Parmi les inconforts qui peuvent s’abattre sur l’être humain, la souffrance a un statut particulier qui tient à sa capacité d’aliénation. Il est significatif que la loi du 4 mars 2002 qui a voulu consacrer la primauté du principe d’autonomie dans la relation soignant-soigné, a tout à la fois édicté « le droit fondamental à la santé » du citoyen et a choisi explicitement de citer la douleur en précisant que « toute personne a le droit de recevoir des soins visant à soulager sa douleur ». Quant à la loi de février 2016, ouvrant de nouveaux droits pour les malades en fin de vie, elle abandonne le mot douleur pour se centrer sur la souffrance que chacun a le droit de voir soulagée. Et c’est ainsi que cette loi a modifié le code de la Santé publique qui inscrit, pour toute personne, le droit de recevoir et les soins et les traitements les plus appropriés ainsi que « le meilleur apaisement possible de la souffrance ». Le care et le cure sont ainsi à la fois distingués et réunis et la lutte contre la souffrance est à la fois prise en soins, accompagnement qui ne peuvent pas aussi ne pas concerner la dimension technique des actes médicaux appelés par les maladie ou les blessures, en somme de toutes les épreuves liées à la fragilité du vivant[8].
Certes la souffrance continuera de menacer un monde dans lequel elle a partie liée avec la finitude propre à toute vie. Aux êtres humains de faire en sorte de refuser que la souffrance ne les terrasse malgré leur mortelle destinée.
[1] International Association for the study of pain (IASP) ; http://www.sfetd-douleur.org/iasp.
[2] Anatole France, Le Jardin d’Épicure, édition numérique, Les classiques des sciences sociales (Paris: Calmann-Lévy, 1923) ; p. 143.
[3] Alphonse Daudet, La doulou (Paris: Michel de Maule, 1988).

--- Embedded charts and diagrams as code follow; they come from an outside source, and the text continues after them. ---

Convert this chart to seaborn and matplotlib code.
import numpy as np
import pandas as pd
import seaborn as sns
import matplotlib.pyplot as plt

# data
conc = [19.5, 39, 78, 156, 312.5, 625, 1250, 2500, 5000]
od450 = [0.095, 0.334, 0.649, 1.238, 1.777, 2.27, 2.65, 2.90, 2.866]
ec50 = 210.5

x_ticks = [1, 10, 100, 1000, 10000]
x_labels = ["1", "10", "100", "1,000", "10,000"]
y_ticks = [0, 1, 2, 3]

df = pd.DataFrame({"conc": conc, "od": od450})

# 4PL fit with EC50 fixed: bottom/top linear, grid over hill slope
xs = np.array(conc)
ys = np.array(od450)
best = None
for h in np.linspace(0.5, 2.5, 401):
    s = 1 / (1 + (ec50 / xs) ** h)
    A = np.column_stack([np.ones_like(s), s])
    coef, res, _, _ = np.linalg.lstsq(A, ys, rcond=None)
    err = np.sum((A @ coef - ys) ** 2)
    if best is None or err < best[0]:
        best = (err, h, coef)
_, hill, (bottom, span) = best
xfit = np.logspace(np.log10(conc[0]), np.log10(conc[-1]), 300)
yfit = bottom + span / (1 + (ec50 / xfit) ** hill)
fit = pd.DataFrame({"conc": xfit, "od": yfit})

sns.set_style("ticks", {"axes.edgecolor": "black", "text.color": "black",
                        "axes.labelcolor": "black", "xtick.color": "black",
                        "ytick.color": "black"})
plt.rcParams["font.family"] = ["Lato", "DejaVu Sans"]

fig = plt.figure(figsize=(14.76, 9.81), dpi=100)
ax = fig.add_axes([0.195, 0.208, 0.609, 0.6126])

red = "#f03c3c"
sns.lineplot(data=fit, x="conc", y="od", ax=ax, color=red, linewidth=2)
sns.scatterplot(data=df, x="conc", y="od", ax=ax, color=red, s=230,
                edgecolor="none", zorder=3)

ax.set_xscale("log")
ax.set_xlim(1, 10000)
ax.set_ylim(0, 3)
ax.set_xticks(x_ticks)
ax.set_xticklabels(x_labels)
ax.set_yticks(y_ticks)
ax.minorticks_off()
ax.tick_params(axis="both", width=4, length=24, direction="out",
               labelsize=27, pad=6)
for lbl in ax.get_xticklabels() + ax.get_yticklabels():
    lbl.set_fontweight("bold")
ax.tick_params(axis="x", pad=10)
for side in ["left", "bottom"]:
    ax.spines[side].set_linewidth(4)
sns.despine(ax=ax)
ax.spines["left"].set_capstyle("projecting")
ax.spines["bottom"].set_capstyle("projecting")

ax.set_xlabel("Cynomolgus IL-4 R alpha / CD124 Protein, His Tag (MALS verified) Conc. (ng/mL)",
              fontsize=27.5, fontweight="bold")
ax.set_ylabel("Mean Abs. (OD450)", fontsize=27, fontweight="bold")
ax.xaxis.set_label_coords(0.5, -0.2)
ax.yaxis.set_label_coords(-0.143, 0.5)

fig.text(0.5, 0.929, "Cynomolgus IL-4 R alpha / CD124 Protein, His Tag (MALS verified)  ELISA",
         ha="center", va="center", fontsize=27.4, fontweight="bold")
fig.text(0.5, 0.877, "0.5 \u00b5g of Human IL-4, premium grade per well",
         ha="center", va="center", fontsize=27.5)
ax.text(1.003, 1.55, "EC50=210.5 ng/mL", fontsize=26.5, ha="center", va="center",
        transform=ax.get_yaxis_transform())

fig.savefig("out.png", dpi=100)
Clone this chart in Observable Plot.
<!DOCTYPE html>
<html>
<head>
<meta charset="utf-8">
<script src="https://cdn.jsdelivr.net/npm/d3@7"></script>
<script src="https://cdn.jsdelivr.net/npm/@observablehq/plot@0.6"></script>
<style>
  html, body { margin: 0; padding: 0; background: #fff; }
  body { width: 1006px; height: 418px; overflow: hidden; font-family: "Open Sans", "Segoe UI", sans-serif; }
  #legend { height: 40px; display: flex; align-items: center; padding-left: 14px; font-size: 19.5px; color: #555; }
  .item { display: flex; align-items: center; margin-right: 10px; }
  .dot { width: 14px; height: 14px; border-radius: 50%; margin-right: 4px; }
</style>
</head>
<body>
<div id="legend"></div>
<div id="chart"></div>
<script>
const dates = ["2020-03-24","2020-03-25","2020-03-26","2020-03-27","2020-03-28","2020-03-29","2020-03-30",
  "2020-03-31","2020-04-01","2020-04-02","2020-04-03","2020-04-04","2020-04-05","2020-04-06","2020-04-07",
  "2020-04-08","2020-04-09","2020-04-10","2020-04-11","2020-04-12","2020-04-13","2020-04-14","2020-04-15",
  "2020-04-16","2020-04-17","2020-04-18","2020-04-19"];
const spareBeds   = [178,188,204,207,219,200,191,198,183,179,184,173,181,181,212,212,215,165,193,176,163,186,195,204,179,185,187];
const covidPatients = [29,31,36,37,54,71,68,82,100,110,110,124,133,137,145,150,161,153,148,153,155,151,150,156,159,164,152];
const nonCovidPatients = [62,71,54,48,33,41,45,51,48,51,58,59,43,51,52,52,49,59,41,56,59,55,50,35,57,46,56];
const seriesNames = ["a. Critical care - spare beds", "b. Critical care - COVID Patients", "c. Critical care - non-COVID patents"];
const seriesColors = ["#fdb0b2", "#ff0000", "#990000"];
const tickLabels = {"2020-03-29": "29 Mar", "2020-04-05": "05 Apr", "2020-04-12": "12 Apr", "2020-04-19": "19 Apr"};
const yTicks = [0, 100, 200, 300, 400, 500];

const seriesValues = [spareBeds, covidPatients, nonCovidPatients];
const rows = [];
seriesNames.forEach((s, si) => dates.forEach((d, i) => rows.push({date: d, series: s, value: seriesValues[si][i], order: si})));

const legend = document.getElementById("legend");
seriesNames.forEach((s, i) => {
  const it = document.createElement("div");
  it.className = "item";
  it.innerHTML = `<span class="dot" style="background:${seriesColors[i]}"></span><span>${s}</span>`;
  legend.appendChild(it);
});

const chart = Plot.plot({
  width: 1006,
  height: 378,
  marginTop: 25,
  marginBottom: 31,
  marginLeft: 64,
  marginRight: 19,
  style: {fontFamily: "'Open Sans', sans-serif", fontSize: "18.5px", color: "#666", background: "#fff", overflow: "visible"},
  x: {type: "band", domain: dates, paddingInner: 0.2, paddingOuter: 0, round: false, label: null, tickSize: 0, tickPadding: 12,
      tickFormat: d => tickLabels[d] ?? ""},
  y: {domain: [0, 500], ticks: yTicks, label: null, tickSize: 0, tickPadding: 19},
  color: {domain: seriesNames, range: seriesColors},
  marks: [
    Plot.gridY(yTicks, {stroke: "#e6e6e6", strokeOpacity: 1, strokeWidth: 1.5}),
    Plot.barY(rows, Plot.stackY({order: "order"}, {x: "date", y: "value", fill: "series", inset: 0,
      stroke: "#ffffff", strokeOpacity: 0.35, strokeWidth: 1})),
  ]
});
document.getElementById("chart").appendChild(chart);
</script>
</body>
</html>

[4] Naomi I. Eisenberger, « The Neural Bases of Social Pain: Evidence for Shared Representations with Physical Pain », Psychosomatic Medicine 74, no 2 (mars 2012): 126‑35, https://doi.org/10.1097/PSY.0b013e3182464dd1.
[5] Paul Ricœur, « La souffrance n’est pas la douleur », in Souffrances. Corps et âme, épreuves partagées, Série Mutations 142 (Paris: Autrement, 1994), 58‑69.

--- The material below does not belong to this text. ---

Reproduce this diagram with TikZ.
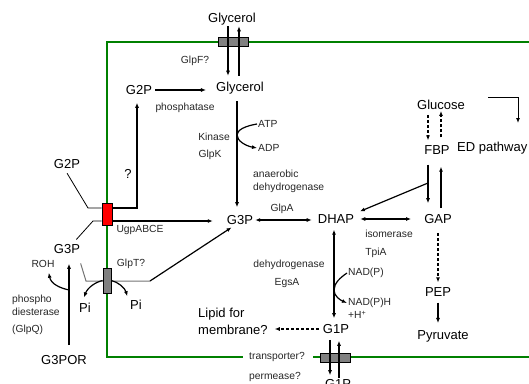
\documentclass[tikz,border=0pt]{standalone}
\usepackage{fontspec}
\setmainfont{Liberation Sans}
\usepackage{tikz}
\usetikzlibrary{arrows.meta, calc}
\definecolor{memgreen}{RGB}{0,128,0}
\definecolor{tpgray}{RGB}{128,128,128}
\tikzset{
  met/.style ={font=\fontsize{13}{17}\selectfont, inner sep=1pt},
  enz/.style ={font=\fontsize{10.3}{13}\selectfont, inner sep=1pt, text=black!85},
  mem/.style ={draw=memgreen, line width=2pt},
  tpg/.style ={rectangle, draw, fill=tpgray, line width=0.8pt, minimum width=30pt, minimum height=9pt, inner sep=0pt},
  tpr/.style ={rectangle, draw, fill=red, line width=0.8pt, minimum width=10pt, minimum height=22pt, inner sep=0pt},
  tpv/.style ={rectangle, draw, fill=tpgray, line width=0.8pt, minimum width=8pt, minimum height=25pt, inner sep=0pt},
  fl/.style  ={-{Latex[length=5pt,width=4pt]}, line width=1.2pt},
  fl2/.style ={{Latex[length=5pt,width=4pt]}-{Latex[length=5pt,width=4pt]}, line width=1.2pt},
  dfl/.style ={fl, dash pattern=on 3pt off 2pt},
  lk/.style  ={line width=0.8pt},
  lkg/.style ={line width=1pt, draw=black!55},
}

\begin{document}
\begin{tikzpicture}[x=1pt, y=-1pt]
  \useasboundingbox (0,0) rectangle (529,383);
  % membrane
  \draw[mem] (529,42) -- (107,42) -- (107,357) -- (243,357);
  \draw[mem] (313,357) -- (529,357);

  % metabolites and enzymes
  \node[met] (glyO) at (232,19) {Glycerol};
  \node[met] (glyI) at (240,88) {Glycerol};
  \node[met] (g2pI) at (139,90) {G2P};
  \node[enz] (glpF) at (195,61) {GlpF?};
  \node[enz] (phos) at (185,108) {phosphatase};
  \node[enz] (kin) at (214,137) {Kinase};
  \node[enz] (glpK) at (210,155) {GlpK};
  \node[enz, anchor=west] (atp) at (257,124) {ATP};
  \node[enz, anchor=west] (adp) at (257,148) {ADP};
  \node[enz, anchor=west, align=left] (anaer) at (252,181) {anaerobic\\dehydrogenase};
  \node[met] (g3p) at (240,220) {G3P};
  \node[enz] (glpA) at (282,209) {GlpA};
  \node[met] (dhap) at (336,219) {DHAP};
  \node[met] (gap) at (438,219) {GAP};
  \node[enz] (isom) at (389,234) {isomerase};
  \node[enz] (tpiA) at (376,253) {TpiA};
  \node[met] (pep) at (438,292) {PEP};
  \node[met] (pyr) at (443,336) {Pyruvate};
  \node[met] (glc) at (441,105) {Glucose};
  \node[met] (fbp) at (437,150) {FBP};
  \node[met, anchor=west] (ed) at (456,148) {ED pathway};
  \node[enz] (dhg) at (289,265) {dehydrogenase};
  \node[enz] (egsA) at (287,283) {EgsA};
  \node[enz, anchor=west] (nadp) at (347,273) {NAD(P)};
  \node[enz, anchor=west] (nadph) at (347,303) {NAD(P)H};
  \node[enz, anchor=west] (hp) at (347,315) {+H\textsuperscript{+}};
  \node[met] (g1p) at (336,329) {G1P};
  \node[met] (g1pO) at (338,384) {G1P};
  \node[met, anchor=west, align=left] (lipid) at (197,321) {Lipid for\\membrane?};
  \node[enz] (trn) at (277,357) {transporter?};
  \node[enz] (perm) at (275,377) {permease?};
  % outside, left
  \node[met] (g2pO) at (67,164) {G2P};
  \node[met] (qm) at (128,174) {?};
  \node[enz] (ugp) at (140,230) {UgpABCE};
  \node[met] (g3pO) at (67,249) {G3P};
  \node[enz] (glpT) at (131,264) {GlpT?};
  \node[enz] (roh) at (43,264) {ROH};
  \node[met] (pi1) at (85,308) {Pi};
  \node[met] (pi2) at (136,305) {Pi};
  \node[enz, anchor=west, align=left] (pde) at (11,305.5) {phospho\\diesterase};
  \node[enz, anchor=west] (glpQ) at (11,330) {(GlpQ)};
  \node[met] (g3por) at (64,360) {G3POR};

  % G3P through GlpT (under the box)
  \coordinate (t1) at (86,281);
  \coordinate (t2) at (150,281);
  \draw[lkg, shorten <=9pt] ([xshift=11pt]g3pO.south) -- (t1) -- (t2);

  % transporters
  \node[tpg] (tpF) at (233,41.5) {};
  \node[tpr] (tpU) at (107,214) {};
  \node[tpv] (tpT) at (107,280.5) {};
  \node[tpg] (tpB) at (335,357.5) {};

  % glycerol in and out
  \draw[fl, shorten >=5pt] ([xshift=-4pt]glyO.south) -- ([xshift=-4pt]glyO.south |- glyI.north);
  \draw[fl, shorten <=5pt] ([xshift=7pt]glyO.south |- glyI.north) -- ([xshift=7pt]glyO.south);
  \draw[fl, shorten <=2pt, shorten >=9pt] (g2pI.east) -- (g2pI.east -| glyI.west);
  \draw[fl, shorten <=6pt, shorten >=7pt] ([xshift=-3pt]glyI.south) -- ([xshift=-3pt]g3p.north);
  \coordinate (kj) at (237,135);
  \draw[fl] (atp.west) .. controls (245,126) and (237,130) .. (kj) .. controls (237,141) and (246,146) .. (adp.west);

  % G3P, DHAP, GAP
  \draw[fl2, shorten <=1pt, shorten >=5pt] (g3p.east) -- (g3p.east -| dhap.west);
  \draw[fl2, shorten <=5pt, shorten >=12pt] (dhap.east) -- (dhap.east -| gap.west);
  \draw[fl2, shorten <=5pt, shorten >=5pt] ([xshift=-2pt]dhap.south) -- ([xshift=-2pt]dhap.south |- g1p.north);
  \coordinate (nj) at (334,290);
  \draw[fl] (nadp.west) .. controls (341,277) and (334,283) .. (nj) .. controls (334,296) and (340,300) .. (nadph.west);
  \draw[dfl, shorten <=3pt] (g1p.west) -- ([xshift=6pt]g1p.west -| lipid.east);
  \draw[fl, shorten <=5pt, shorten >=3pt] ([xshift=-6pt]g1p.south) -- ([xshift=-6pt]g1p.south |- g1pO.north);
  \draw[fl, shorten >=6pt] ([xshift=3pt]g1p.south |- g1pO.north) -- ([xshift=3pt]g1p.south);

  % glucose, FBP
  \draw[dfl, shorten <=4pt, shorten >=4pt] ([xshift=-13pt]glc.south) -- ([xshift=-13pt]glc.south |- fbp.north);
  \draw[dfl, shorten <=7pt] (glc.south |- fbp.north) -- (glc.south);
  \draw[fl, shorten <=9pt, shorten >=10pt] ([xshift=-9pt]fbp.south) -- ([xshift=-9pt]fbp.south |- gap.north);
  \draw[fl, shorten <=5pt, shorten >=11pt] ([xshift=4pt]fbp.south |- gap.north) -- ([xshift=4pt]fbp.south);
  \coordinate (fj) at (428,183);
  \draw[fl, shorten >=5pt] (fj) -- (dhap.north east);
  \coordinate (edS) at (488,97);
  \coordinate (edE) at (518,123);
  \draw[fl, line width=1pt] (edS) -| (edE);
  \draw[dfl, shorten <=8pt, shorten >=4pt] (gap.south) -- (gap.south |- pep.north);
  \draw[fl, shorten <=5pt, shorten >=6pt] (pep.south) -- (pep.south |- pyr.north);

  % G2P and G3P through UgpABCE
  \coordinate (u2) at (88,208);
  \draw[lk, shorten <=4pt] ([xshift=-2pt]g2pO.south) -- (u2) -- (u2 -| tpU.west);
  \draw[fl, shorten >=7pt] (u2 -| tpU.east) -| ([xshift=-2pt]g2pI.south);
  \coordinate (u3) at (93,221);
  \draw[lk, shorten <=5pt] ([xshift=6pt]g3pO.north) -- (u3) -- (u3 -| tpU.west);
  \draw[fl, shorten >=13pt] (u3 -| tpU.east) -- (u3 -| g3p.west);
  \draw[fl, shorten >=3pt] (t2) -- ([xshift=-6pt]g3p.south);

  % Pi release
  \draw[fl, shorten >=5pt] (tpT.west) .. controls (96,282) and (88,287) .. ([xshift=-3pt]pi1.north);
  \draw[fl, shorten >=3pt] (tpT.east) .. controls (118,282) and (125,288) .. ([xshift=-8pt]pi2.north);

  % G3POR
  \draw[fl, shorten <=9pt, shorten >=9pt] ([xshift=5pt]g3por.north) -- ([xshift=5pt]g3por.north |- g3pO.south);
  \coordinate (rj) at (69,290);
  \draw[fl, shorten >=4pt] (rj) .. controls (60,288) and (51,284) .. ([xshift=5pt]roh.south);
\end{tikzpicture}
\end{document}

[6] R. Melzack, « The McGill Pain Questionnaire: Major Properties and Scoring Methods », Pain 1, no 3 (septembre 1975): 277‑99.
[7] Roger Gil, Neuropsychologie (Issy-les-Moulineaux, France: Elsevier-Masson, 8e édition, 2024), p. 484-522.

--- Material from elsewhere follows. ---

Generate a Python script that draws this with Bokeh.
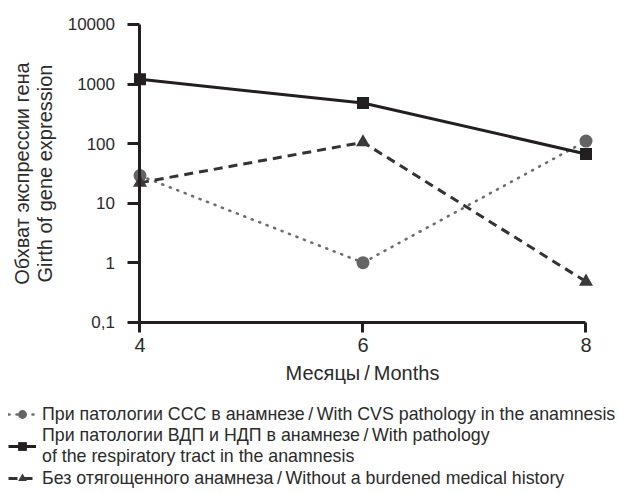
from bokeh.plotting import figure
from bokeh.models import Range1d, FixedTicker, Legend, LegendItem
from bokeh.embed import file_html
from bokeh.resources import INLINE

# ---- data ----
months = [4, 6, 8]
x_tick_labels = ["4", "6", "8"]
cvs_values = [29, 1.0, 110]            # circles, dotted
resp_values = [1200, 480, 67]          # squares, solid
healthy_values = [22, 105, 0.48]       # triangles, dashed
y_ticks = [0.1, 1, 10, 100, 1000, 10000]
y_tick_labels = ["0,1", "1", "10", "100", "1000", "10000"]
series_labels = [
    "При патологии ССС в анамнезе\u2009/\u2009With CVS pathology in the anamnesis",
    "При патологии ВДП и НДП в анамнезе\u2009/\u2009With pathology\nof the respiratory tract in the anamnesis",
    "Без отягощенного анамнеза\u2009/\u2009Without a burdened medical history",
]
x_label = "Месяцы\u2009/\u2009Months"
y_label = "Обхват экспрессии гена\nGirth of gene expression"

FONT = "'Liberation Sans', Arial, sans-serif"
INK = "#231f20"
TXT = "#2b2b2b"

p = figure(width=633, height=493, y_axis_type="log",
           x_range=Range1d(2.749, 8.426),
           y_range=Range1d(10 ** -3.877, 10 ** 4.403),
           min_border=0, toolbar_location=None, output_backend="svg")
p.outline_line_color = None
p.grid.visible = False
p.background_fill_color = "white"

# series
r1l = p.line(months, cvs_values, line_color="#6e6e6e", line_width=2.6,
             line_dash="1 7", line_cap="round")
r1m = p.scatter(months, cvs_values, marker="circle", size=13,
                fill_color="#646464", line_color=None)
r2l = p.line(months, resp_values, line_color=INK, line_width=3)
r2m = p.scatter(months, resp_values, marker="square", size=12,
                fill_color=INK, line_color=None)
r3l = p.line(months, healthy_values, line_color="#333333", line_width=3,
             line_dash="9 6")
r3m = p.scatter(months, healthy_values, marker="triangle", size=14,
                fill_color="#3a3a3a", line_color=None)

# x axis
xa = p.xaxis[0]
xa.fixed_location = y_ticks[0]
xa.bounds = (months[0], months[-1])
xa.ticker = FixedTicker(ticks=months)
xa.major_label_overrides = dict(zip(months, x_tick_labels))
xa.minor_tick_line_color = None
xa.major_tick_in = 0
xa.major_tick_out = 10
xa.axis_line_width = 3
xa.major_tick_line_width = 3
xa.axis_line_color = INK
xa.major_tick_line_color = INK
xa.major_label_text_font = FONT
xa.major_label_text_font_size = "20px"
xa.major_label_text_color = TXT
xa.major_label_standoff = 6
xa.axis_label = x_label
xa.axis_label_text_font = FONT
xa.axis_label_text_font_size = "20px"
xa.axis_label_text_font_style = "normal"
xa.axis_label_text_color = TXT
xa.axis_label_standoff = 6

# y axis
ya = p.yaxis[0]
ya.fixed_location = months[0]
ya.bounds = (y_ticks[0], y_ticks[-1])
ya.ticker = FixedTicker(ticks=y_ticks, minor_ticks=[])
ya.major_label_overrides = dict(zip(y_ticks, y_tick_labels))
ya.minor_tick_line_color = None
ya.major_tick_in = 0
ya.major_tick_out = 12
ya.axis_line_width = 3
ya.major_tick_line_width = 3
ya.axis_line_color = INK
ya.major_tick_line_color = INK
ya.major_label_text_font = FONT
ya.major_label_text_font_size = "17px"
ya.major_label_text_color = TXT
ya.major_label_standoff = 13
ya.axis_label = y_label
ya.axis_label_text_font = FONT
ya.axis_label_text_font_size = "20px"
ya.axis_label_text_font_style = "normal"
ya.axis_label_text_color = TXT
ya.axis_label_text_line_height = 1.05
ya.axis_label_standoff = 8

legend = Legend(items=[
    LegendItem(label=series_labels[0], renderers=[r1l, r1m]),
    LegendItem(label=series_labels[1], renderers=[r2l, r2m]),
    LegendItem(label=series_labels[2], renderers=[r3l, r3m]),
], location=(8, 4))
legend.margin = 0
legend.padding = 0
legend.spacing = 0
legend.glyph_width = 28
legend.glyph_height = 22
legend.label_height = 22
legend.label_standoff = 6
legend.label_text_font = FONT
legend.label_text_font_size = "17.8px"
legend.label_text_color = TXT
legend.label_text_line_height = 1.22
legend.border_line_color = None
legend.background_fill_alpha = 0
p.add_layout(legend)

open("out.html", "w").write(file_html(p, INLINE))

[8] Toute personne a, compte tenu de son état de santé et de l’urgence des interventions que celui-ci requiert, le droit de recevoir, sur l’ensemble du territoire, les traitements et les soins les plus appropriés et de bénéficier des thérapeutiques dont l’efficacité est reconnue et qui garantissent la meilleure sécurité sanitaire et le meilleur apaisement possible de la souffrance au regard des connaissances médicales avérées : Article L1110-5 du Code la Santé publique.